Pursuant to the Purchase Agreement, the Guarantors have agreed to sell and
Purchaser has agreed to purchase certain of the assets used or held for use
by
the Guarantors in the conduct of the Business in consideration of the Purchase
Price and the Assumed Liabilities (the “Acquisition”).
WHEREAS,
in connection with the Purchase Agreement, Morlex has agreed to make
a
loan to
the Company in the original principal amount of $200,000 as evidenced by a
secured convertible promissory note dated of even date herewith (the
“Note”)
made
by the Company
(the “Maker”)
in
favor of Morlex or any subsequent holder of such Note (the “Payee”);
WHEREAS,
as
an
inducement and a condition to the willingness of Morlex and the Purchaser to
make the Loan and enter into the Purchase Agreement, as applicable, Morlex
desires the Guarantors to agree, and the Guarantors are willing to agree,
to
execute and deliver this Guaranty and jointly and severally guarantee payment
to
Morlex of the Guaranteed Amount (as herein defined) at the time and in the
manner hereinafter provided;
WHEREAS,
each Guarantor agrees that it is in its best interest to guaranty the Guaranteed
Amount, and is delivering this Guaranty with the intent that Morlex and the
Purchaser rely hereon, and acknowledging that Morlex and the Purchaser are
so
relying and that it is reasonable for them to do so.
NOW,
THEREFORE, in consideration of the premises and other good and valuable
consideration, the receipt and sufficiency of which is hereby acknowledged
by
each Guarantor, and in order to induce Morlex to make the loan evidenced by
the
Note, each Guarantor intending to be legally bound hereby covenants and agrees
as follows:
1. (a) Unless
otherwise separately defined herein, all capitalized terms, when used in this
Guaranty shall have the same meaning as is defined in the Note.
(b) Each
Guarantor hereby absolutely and unconditionally jointly and severally guarantees
to Morlex the payment in full of the Note, of the sum of (i) the entire
(US) $200,000 principal amount of the Note, (ii) all accrued interest due
thereon, and (iii) any Penalty Interest that may be due and payable, in each
case in accordance with the terms of the Note (such
aggregate sum is referred to as the “Guaranteed
Amount”).
2. Each
Guarantor covenants to and shall, with or without notice or demand, (i)

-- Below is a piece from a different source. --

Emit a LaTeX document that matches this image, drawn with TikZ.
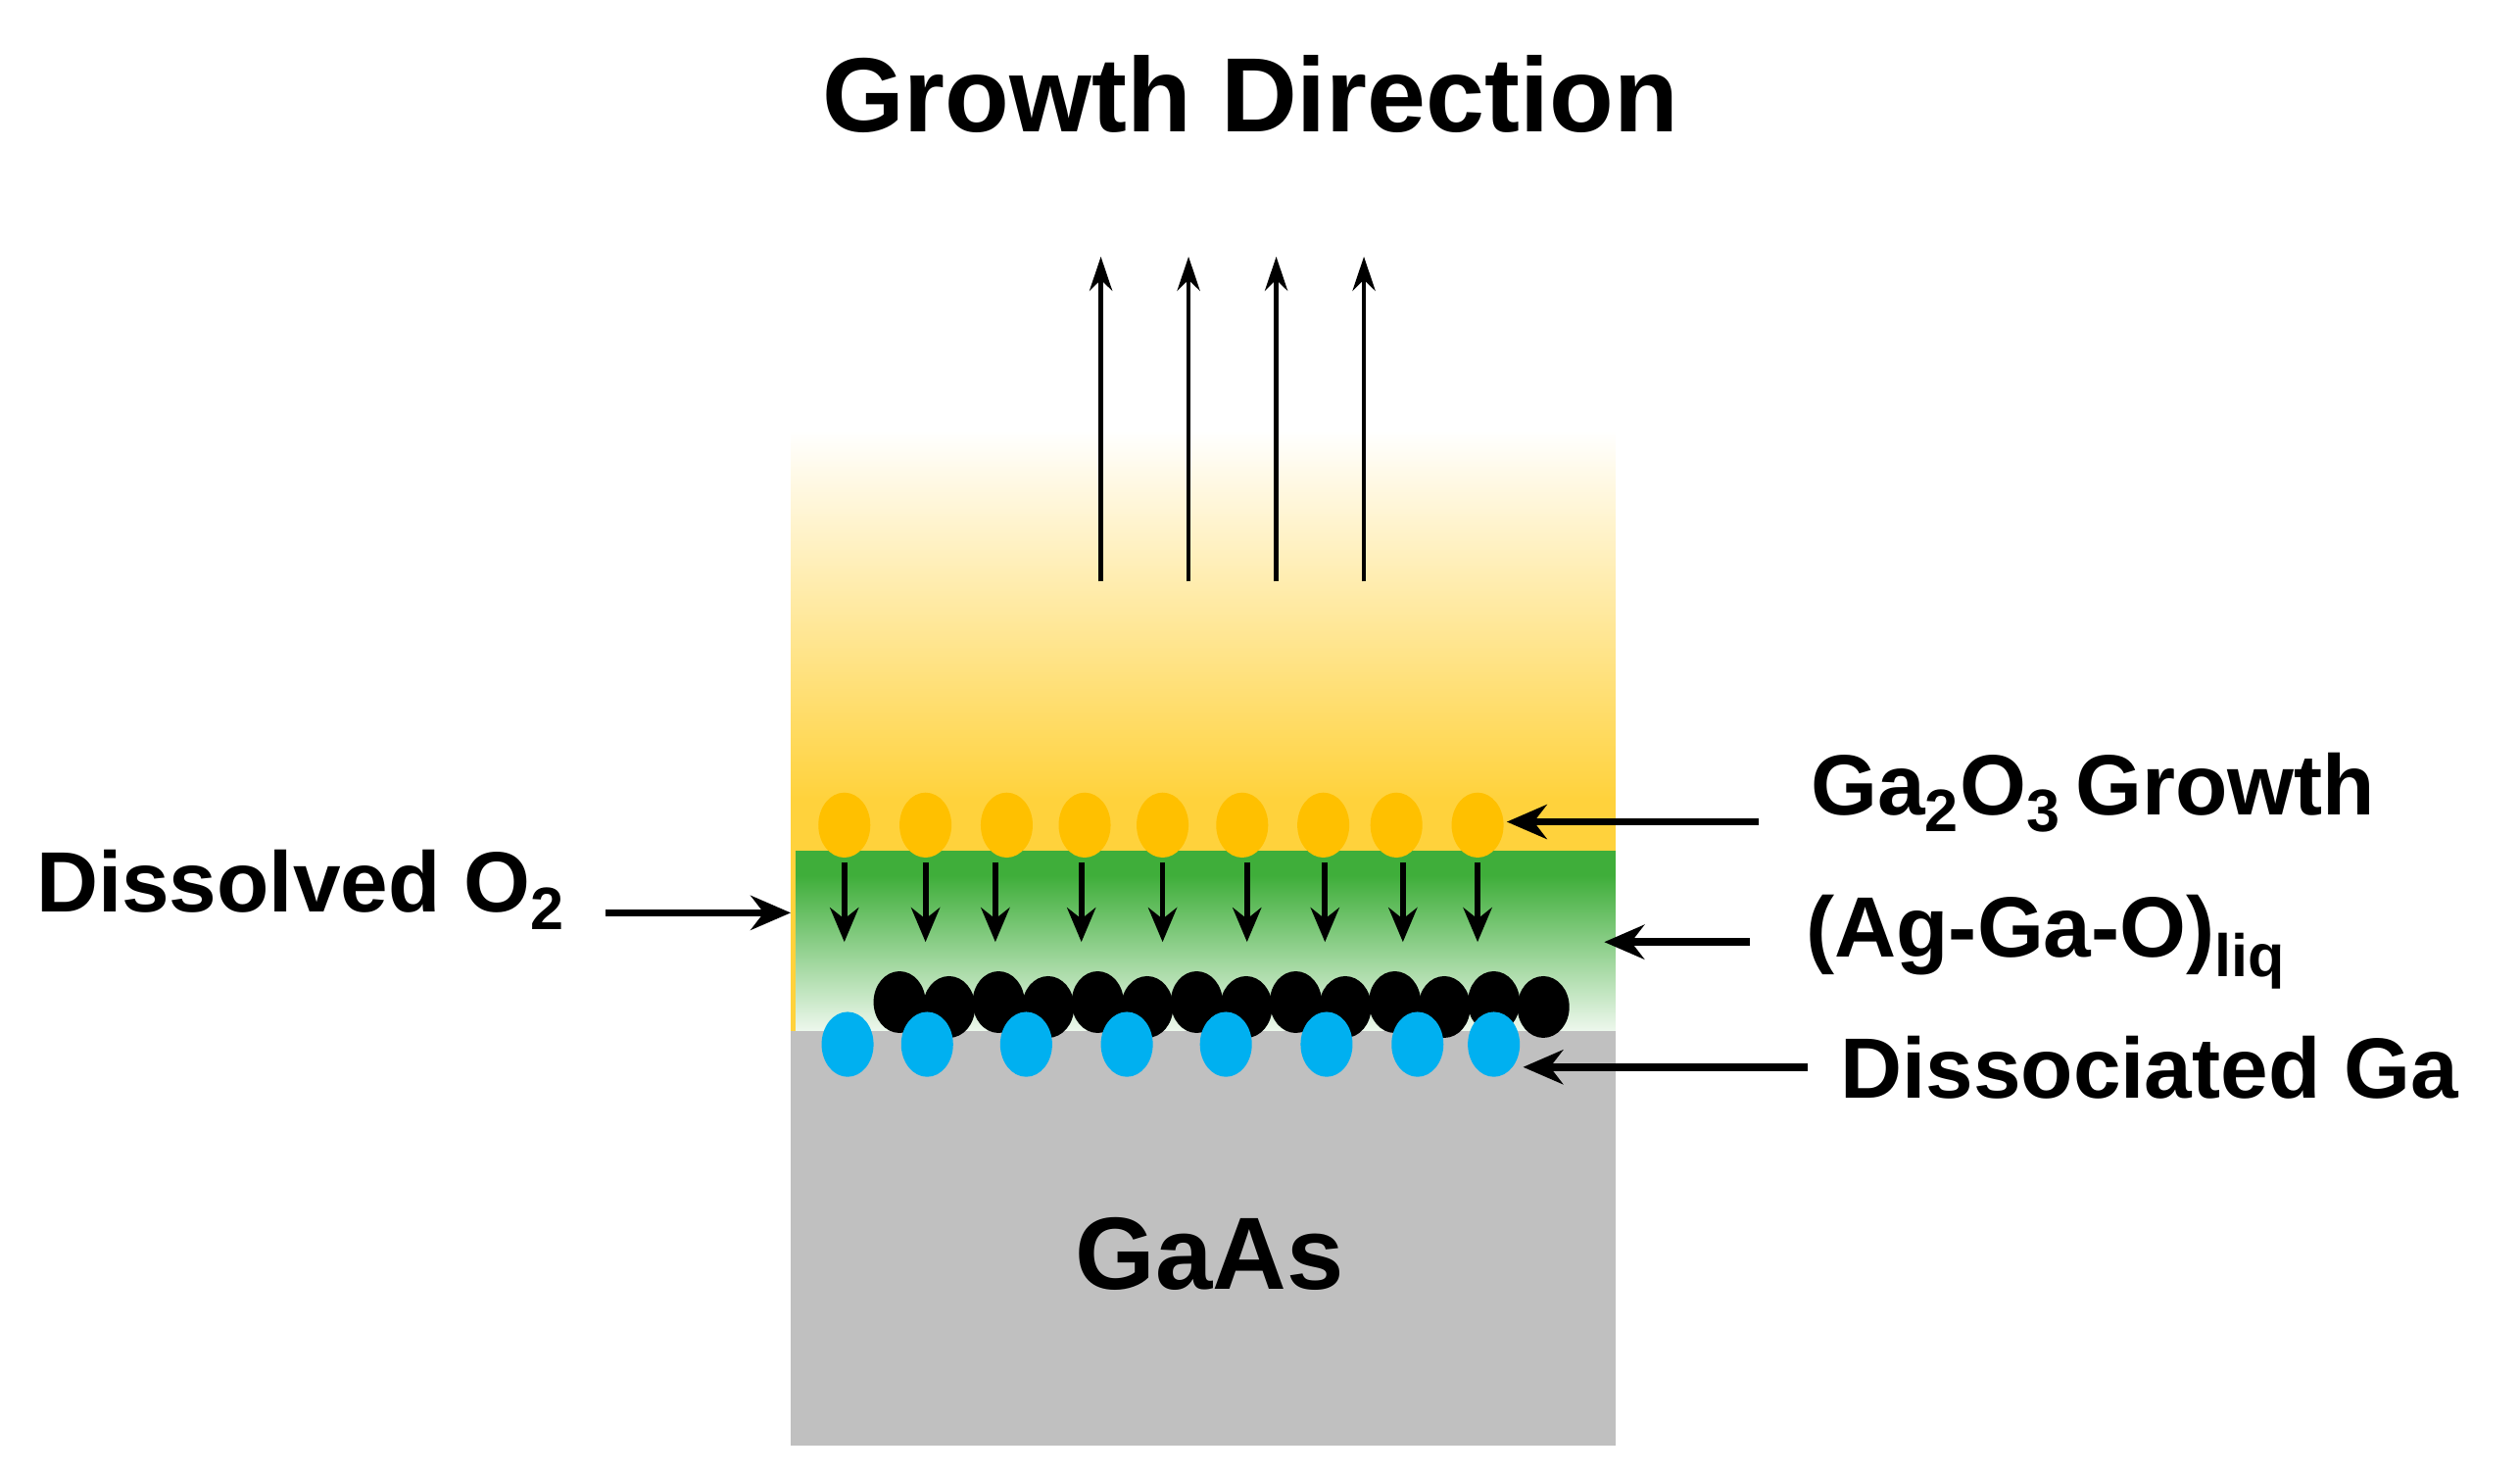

reimburse Morlex for all costs and expenses (including, without limitation,
reasonable attorney’s fees) paid or incurred by Morlex in connection with
Morlex’s review and analysis of the Loan and viability thereof for Morlex’s
purposes, negotiation of the terms thereof and of this Guaranty, documentation
of this Guaranty and related matters, and the collection of the Guaranteed
Amount or any portion thereof (whether or not an action is brought for such
collection) or in any action or proceeding brought by Morlex to enforce any
of
the covenants, indemnities and obligations of each Guarantor under this
Guaranty.
3. All
moneys available to Morlex for application in payment of the Guaranteed Amount
may be applied by Morlex in such manner and in such amounts and at such time
or
times and in such order, priority and proportions as Morlex may to the payment
or reduction of such portion of the Guaranteed Amount Morlex may
elect.
4. Each
Guarantor hereby waives (a) notice of acceptance of this Guaranty; (b)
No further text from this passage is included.